On the stretch of Steinway Street between Astoria Boulevard and 28th Avenue, a bustling Middle Eastern community has grown cautious in the days following the destruction of the World Trade Center by Arab terrorists.

Although an epidemic of bias crimes against Muslims and people of Middle Eastern descent has swept the nation in a misdirected retaliation against terrorist acts carried out by what was believed to be Islamic extremists, patrons of Steinway’s Middle Eastern establishments said they had seen only a handful of incidents. But the impact on the community’s psyche goes much deeper.

Muslims in Queens and across the country have presented a united front in response to the terrorism, asserting that the killings violated the most central tenets of Islam.

“My Holy Koran does not say to kill people,” said Mohamed Badra, referring to the central text of Islam, as he sat at the Eastern Nights restaurant on Steinway last Thursday afternoon. “It says people are the same and be respectful of all religions.”

Conversing casually at the Egyptian Coffee House on Steinway Street Thursday while smoking water pipes, a group of Egyptian immigrants — many of them American citizens — decried the terrorist acts while pledging their own allegiance to the United States.

“We all work here, we’re all citizens, we make a living here,” said Nasser Elgabry, a taxi driver from Egypt who has been an American citizen since 1995. “This is our land.”

Members of the Middle Eastern community along Steinway Street reported some bias incidents in the days following the fall of the World Trade Center, including vandalism and the shouting of racial slurs. But many of the Arab men frequenting Steinway businesses have taken the bias incidents in stride, passing them off as unfortunate but understandable reactions to a volatile and confusing time.

At the coffee house, a group of men pointed to a shattered piece of mirror they said was broken last Wednesday night by a group of five youths who later returned to apologize. The men who sat in the shop Thursday afternoon were quick to forgive, promising charges would not be pressed for an incident the shop owner would not even admit had happened.

A sense of apprehension still succeeded in stifling activities within the Arab community, even though the fear typically proved to be greater than the actual threat.
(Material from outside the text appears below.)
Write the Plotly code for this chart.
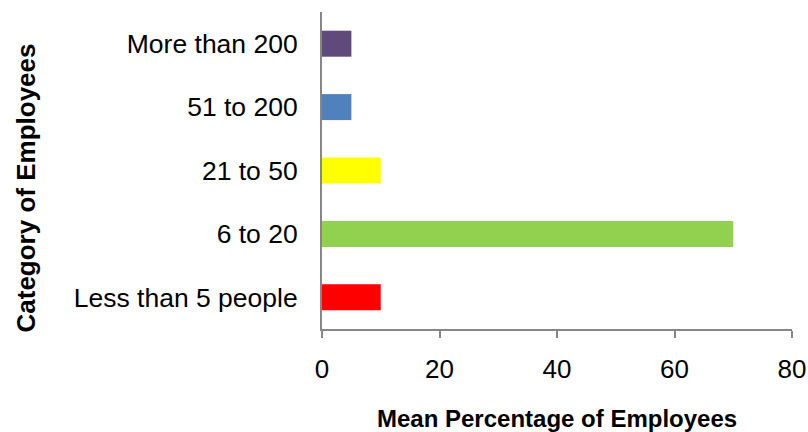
import plotly.graph_objects as go

categories = ["Less than 5 people", "6 to 20", "21 to 50", "51 to 200", "More than 200"]
values = [10, 70, 10, 5, 5]
colors = ["#FF0000", "#92D050", "#FFFF00", "#4F81BD", "#604A7B"]
x_ticks = [0, 20, 40, 60, 80]

fig = go.Figure(go.Bar(
    y=categories, x=values, orientation="h",
    marker=dict(color=colors, line=dict(width=0)),
    width=0.41,
))

font = "Liberation Sans, Arial, sans-serif"
fig.update_layout(
    width=808, height=432,
    margin=dict(l=322, r=16, t=12, b=103),
    plot_bgcolor="white", paper_bgcolor="white",
    showlegend=False,
    font=dict(family=font, color="black"),
    xaxis=dict(range=[0, 80], tickvals=x_ticks, showgrid=False, zeroline=False,
               showline=True, linecolor="#868686", linewidth=2, automargin=False,
               ticks="outside", ticklen=7, tickwidth=2, tickcolor="#868686",
               tickfont=dict(size=26, family=font), ticklabelstandoff=9),
    yaxis=dict(showgrid=False, zeroline=False, showline=True, linecolor="#868686",
               linewidth=2, ticks="", tickfont=dict(size=26.5, family=font), automargin=False,
               ticklabelstandoff=17, categoryorder="array", categoryarray=categories),
    annotations=[
        dict(text="<b>Mean Percentage of Employees</b>", xref="paper", yref="paper",
             x=0.5, y=-(418 - 329) / 317, yanchor="middle", xanchor="center", showarrow=False,
             font=dict(size=24, family=font)),
        dict(text="<b>Category of Employees</b>", xref="paper", yref="paper",
             x=(25 - 322) / 470, y=(329 - 188.5) / 317, xanchor="center", yanchor="middle",
             textangle=-90, showarrow=False, font=dict(size=26, family=font)),
    ],
)
fig.write_html("out.html")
One Egyptian employee at an Afghan restaurant that had received threatening phone calls anxiously repeated the rumor that three Arab men had been killed in a bias attack along Steinway Street, which proved to be false.

Fear inflicted a big blow in business along Steinway Street, where Middle Eastern restaurants and coffee shops that would otherwise have been packed saw only handfuls of customers.

Business at Steinway’s El-Rawsheh Restaurant fell by about 50 percent in the days after the attack, a drop owner Mohamed Mohamed attributed to the fear that is preventing Arabs from going about their ordinary routines.

“Some people are scared to go on the street because they don’t know what’s going to happen,” Mohamed said.

“Even the atmosphere on the street is changing,” said Nourddine Daouaou, a cab driver originally from Morocco who is now an American citizen. “People are so afraid to be victimized. There are Arab women wearing veils — they don’t know what to do. They’re proud of who they are, but still there is fear.”

For many of the Arab shopkeepers along Steinway, their very ability to have opened a business is cause for great loyalty to the United States, which they stress is a home they chose because the opportunities afforded here are greater than those in their native countries.

“The United States gives me a lot,” said Tarek Elhossini, an American citizen from Egypt, as he opened his electronics store early Thursday afternoon. “I have to stand behind the U.S. This country is a very good country.”